Birthday Sponge Cake
300g (300ml) melted butter/baking margarine (like Wooden Spoon/Corden Bleu)
520g (1000ml) flour
500g (600g) castor sugar
30ml baking powder
6 large eggs
10ml vanilla (or other flavour) essence
Preheat oven to 180 degrees celcius. Grease and line oven roasting pan. Place melted margarine in a bowl. Sift dry ingredients onto margarine. Add eggs, milk, water and essesnce. Beat for 3-6 minutes by hand or 2-3 minutes on low speed with electric beaters until the mixture is smooth scraping down the sides once or twice if necessary. Pour mixture into baking tin and bake for 30 – 40 minutes or until the skewer comes out clean.
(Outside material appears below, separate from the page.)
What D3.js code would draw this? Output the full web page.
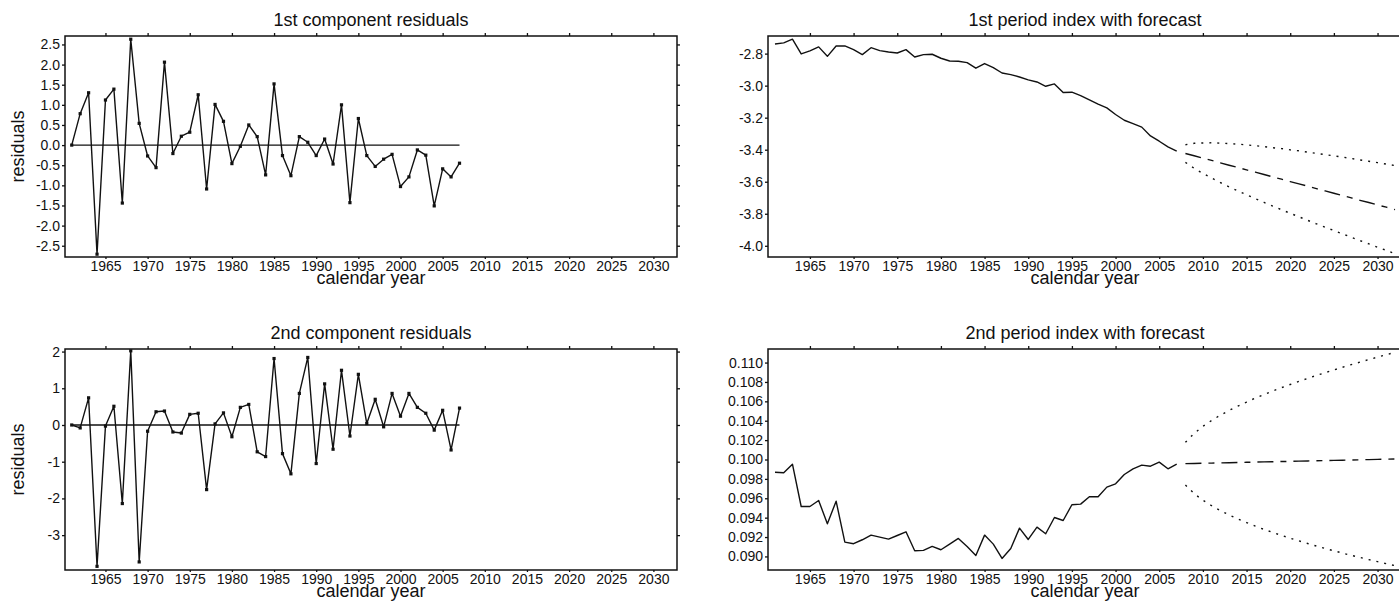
<!DOCTYPE html>
<html><head><meta charset="utf-8">
<script src="https://cdn.jsdelivr.net/npm/d3@7"></script>
<style>
body{margin:0;background:#fff}
svg{display:block}
text{font-family:"Liberation Sans",Arial,Helvetica,sans-serif;fill:#111}
</style>
</head><body><svg id="c" width="1399" height="601"></svg>
<script>
// ---------- data ----------
const histYears = [1961,1962,1963,1964,1965,1966,1967,1968,1969,1970,
  1971,1972,1973,1974,1975,1976,1977,1978,1979,1980,
  1981,1982,1983,1984,1985,1986,1987,1988,1989,1990,
  1991,1992,1993,1994,1995,1996,1997,1998,1999,2000,
  2001,2002,2003,2004,2005,2006,2007];
const fcYears = [2008,2009,2010,2011,2012,2013,2014,2015,2016,2017,
  2018,2019,2020,2021,2022,2023,2024,2025,2026,2027,
  2028,2029,2030,2031,2032];

const resid1 = [0.00,0.78,1.30,-2.71,1.12,1.39,-1.44,2.63,0.54,-0.27,
  -0.56,2.06,-0.21,0.22,0.32,1.25,-1.09,1.01,0.59,-0.46,
  -0.03,0.50,0.21,-0.74,1.52,-0.26,-0.76,0.21,0.07,-0.26,
  0.15,-0.47,1.00,-1.43,0.66,-0.26,-0.53,-0.35,-0.23,-1.03,
  -0.79,-0.12,-0.25,-1.51,-0.59,-0.79,-0.45];
const resid2 = [0.00,-0.08,0.74,-3.85,-0.03,0.51,-2.14,2.02,-3.73,-0.17,
  0.36,0.38,-0.19,-0.22,0.29,0.32,-1.76,0.03,0.33,-0.32,
  0.48,0.56,-0.73,-0.86,1.81,-0.78,-1.33,0.86,1.84,-1.05,
  1.12,-0.66,1.49,-0.30,1.38,0.04,0.70,-0.05,0.86,0.24,
  0.86,0.48,0.32,-0.14,0.40,-0.68,0.46];

const kt1 = [-2.740,-2.733,-2.710,-2.802,-2.783,-2.758,-2.817,-2.752,-2.752,-2.775,
  -2.806,-2.763,-2.781,-2.790,-2.796,-2.775,-2.821,-2.806,-2.804,-2.829,
  -2.846,-2.848,-2.856,-2.891,-2.862,-2.887,-2.921,-2.931,-2.946,-2.964,
  -2.977,-3.004,-2.989,-3.043,-3.041,-3.062,-3.089,-3.116,-3.139,-3.180,
  -3.216,-3.237,-3.259,-3.314,-3.347,-3.382,-3.409];
const kt1Mean = [-3.424,-3.438,-3.453,-3.467,-3.482,-3.497,-3.511,-3.526,-3.540,-3.555,
  -3.570,-3.584,-3.599,-3.613,-3.628,-3.643,-3.657,-3.672,-3.686,-3.701,
  -3.716,-3.730,-3.745,-3.759,-3.774];
const kt1Upper = [-3.369,-3.360,-3.358,-3.357,-3.359,-3.362,-3.365,-3.370,-3.375,-3.381,
  -3.388,-3.393,-3.401,-3.407,-3.415,-3.423,-3.430,-3.439,-3.446,-3.455,
  -3.464,-3.472,-3.481,-3.490,-3.499];
const kt1Lower = [-3.479,-3.516,-3.548,-3.577,-3.605,-3.632,-3.657,-3.682,-3.705,-3.729,
  -3.752,-3.775,-3.797,-3.819,-3.841,-3.863,-3.884,-3.905,-3.926,-3.947,
  -3.968,-3.988,-4.009,-4.028,-4.049];

const kt2 = [0.09869,0.09863,0.09952,0.09515,0.09515,0.09577,0.09337,0.09570,0.09148,0.09131,
  0.09172,0.09220,0.09199,0.09179,0.09216,0.09254,0.09058,0.09062,0.09103,0.09069,
  0.09127,0.09186,0.09103,0.09010,0.09220,0.09127,0.08979,0.09082,0.09292,0.09175,
  0.09302,0.09234,0.09402,0.09371,0.09533,0.09540,0.09615,0.09615,0.09715,0.09749,
  0.09845,0.09904,0.09942,0.09931,0.09973,0.09904,0.09952];
const kt2Mean = [0.09957,0.09959,0.09961,0.09963,0.09965,0.09967,0.09969,0.09971,0.09973,0.09975,
  0.09977,0.09979,0.09981,0.09983,0.09985,0.09987,0.09989,0.09991,0.09993,0.09995,
  0.09997,0.09999,0.10001,0.10003,0.10005];
const kt2Upper = [0.10177,0.10270,0.10342,0.10403,0.10457,0.10506,0.10551,0.10593,0.10633,0.10671,
  0.10707,0.10741,0.10774,0.10806,0.10837,0.10867,0.10896,0.10924,0.10952,0.10979,
  0.11005,0.11031,0.11056,0.11081,0.11105];
const kt2Lower = [0.09737,0.09648,0.09580,0.09523,0.09473,0.09428,0.09387,0.09349,0.09313,0.09279,
  0.09247,0.09217,0.09188,0.09160,0.09133,0.09107,0.09082,0.09058,0.09034,0.09011,
  0.08989,0.08967,0.08946,0.08925,0.08905];

const xTicks = [1965,1970,1975,1980,1985,1990,1995,2000,2005,2010,2015,2020,2025,2030];
const resid1Ticks = [-2.5,-2.0,-1.5,-1.0,-0.5,0.0,0.5,1.0,1.5,2.0,2.5];
const resid2Ticks = [-3,-2,-1,0,1,2];
const kt1Ticks = [-4.0,-3.8,-3.6,-3.4,-3.2,-3.0,-2.8];
const kt2Ticks = [0.090,0.092,0.094,0.096,0.098,0.100,0.102,0.104,0.106,0.108,0.110];

const titles = ["1st component residuals","1st period index with forecast",
                "2nd component residuals","2nd period index with forecast"];
const xLabel = "calendar year";
const yLabel = "residuals";

// ---------- drawing ----------
const svg = d3.select("#c");
const locale = d3.formatLocale({decimal:".",thousands:",",grouping:[3],currency:["",""],minus:"-"});
const xDomain = [1960.2, 2032.8];
const fs = 14, bigFs = 18;

function styleAxis(g){
  g.attr("font-size", null).attr("font-family", null);
  g.selectAll("text").style("font-size", fs+"px").attr("fill","#111");
  g.selectAll("line").attr("stroke","#111").attr("stroke-width",1.3);
  g.select(".domain").remove();
}

function panel(cfg){
  const x = d3.scaleLinear().domain(xDomain).range([cfg.x0, cfg.x1]);
  const y = d3.scaleLinear().domain(cfg.yDomain).range([cfg.y1, cfg.y0]);
  const g = svg.append("g");
  const fmt = locale.format(cfg.fmt);

  // axes
  g.append("g").attr("transform",`translate(${cfg.x0},0)`)
    .call(d3.axisLeft(y).tickValues(cfg.yTicks).tickSize(3).tickPadding(2).tickFormat(fmt))
    .call(styleAxis);
  if (cfg.rightAxis) {
    g.append("g").attr("transform",`translate(${cfg.x1},0)`)
      .call(d3.axisRight(y).tickValues(cfg.yTicks).tickSize(3).tickFormat(""))
      .call(styleAxis);
  }
  g.append("g").attr("transform",`translate(0,${cfg.y1})`)
    .call(d3.axisBottom(x).tickValues(xTicks).tickSize(2).tickPadding(2).tickFormat(d3.format("d")))
    .call(styleAxis);
  g.append("g").attr("transform",`translate(0,${cfg.y0})`)
    .call(d3.axisTop(x).tickValues(xTicks).tickSize(3).tickFormat(""))
    .call(styleAxis);

  // frame
  g.append("rect").attr("x",cfg.x0).attr("y",cfg.y0)
    .attr("width",cfg.x1-cfg.x0).attr("height",cfg.y1-cfg.y0)
    .attr("fill","none").attr("stroke","#111").attr("stroke-width",1.5);

  // texts
  g.append("text").attr("x",(cfg.x0+cfg.x1)/2).attr("y",cfg.y0-10)
    .attr("text-anchor","middle").style("font-size",bigFs+"px").text(cfg.title);
  g.append("text").attr("x",(cfg.x0+cfg.x1)/2).attr("y",cfg.y1+27)
    .attr("text-anchor","middle").style("font-size",bigFs+"px").text(xLabel);
  if (cfg.yLabel) {
    const cy = (cfg.y0+cfg.y1)/2;
    g.append("text").attr("transform",`translate(23.5,${cy}) rotate(-90)`)
      .attr("text-anchor","middle").style("font-size",bigFs+"px").text(cfg.yLabel);
  }

  const line = d3.line().x(d=>x(d[0])).y(d=>y(d[1]));
  const plot = g.append("g");
  cfg.series.forEach(s=>{
    const pts = s.years.map((yr,i)=>[yr, s.values[i]]);
    plot.append("path").datum(pts).attr("d",line)
      .attr("fill","none").attr("stroke","#111").attr("stroke-width",1.4)
      .attr("stroke-linejoin","round")
      .attr("stroke-dasharray", s.dash || null);
    if (s.markers) {
      plot.selectAll(null).data(pts).enter().append("rect")
        .attr("x",d=>x(d[0])-1.6).attr("y",d=>y(d[1])-1.6)
        .attr("width",3.2).attr("height",3.2).attr("fill","#111");
    }
  });
  if (cfg.zeroLine) {
    plot.append("line")
      .attr("x1",x(histYears[0])).attr("x2",x(histYears[histYears.length-1]))
      .attr("y1",y(0)).attr("y2",y(0))
      .attr("stroke","#111").attr("stroke-width",1.4);
  }
}

const L = {x0:65, x1:677}, R = {x0:768, x1:1402};
const T = {y0:36, y1:257}, B = {y0:349, y1:570};
const zerosHist = histYears.map(()=>0);

panel({...L, ...T, yDomain:[-2.78, 2.71], yTicks:resid1Ticks, fmt:".1f",
  title:titles[0], yLabel:yLabel, rightAxis:true, zeroLine:true,
  series:[{years:histYears, values:resid1, markers:true}]});
panel({...R, ...T, yDomain:[-4.07, -2.69], yTicks:kt1Ticks, fmt:".1f",
  title:titles[1], rightAxis:false,
  series:[{years:histYears, values:kt1},
          {years:fcYears, values:kt1Mean, dash:"16,7,6,7"},
          {years:fcYears, values:kt1Upper, dash:"2,6"},
          {years:fcYears, values:kt1Lower, dash:"2,6"}]});
panel({...L, ...B, yDomain:[-3.95, 2.07], yTicks:resid2Ticks, fmt:"d",
  title:titles[2], yLabel:yLabel, rightAxis:true, zeroLine:true,
  series:[{years:histYears, values:resid2, markers:true}]});
panel({...R, ...B, yDomain:[0.0886, 0.1114], yTicks:kt2Ticks, fmt:".3f",
  title:titles[3], rightAxis:false,
  series:[{years:histYears, values:kt2},
          {years:fcYears, values:kt2Mean, dash:"16,7,6,7"},
          {years:fcYears, values:kt2Upper, dash:"2,6"},
          {years:fcYears, values:kt2Lower, dash:"2,6"}]});
</script>
</body></html>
If the top of the cake is browning too quickly, put a lid of tin foil, dull side facing you, on loosely from about the 25 minute mark.
Allow to cool completely before decorating with your favourite icing.
This recipe makes one large rectangular cake in a standard black oven pan that comes with most ovens.
So in order to cut up a cake in a specific design, I printed off a number 8 using MSWord, font: myriad pro bold, font size: 1950 on A3 paper. I cut the number out and pinned it to the cake using tooth picks. I cut around this number with a knife and removed the pieces I didn’t need. I then transferred this onto the board before I started decorating. The track is made of fondant that I dyed black with gel food colour and the rest of the icing is buttercream.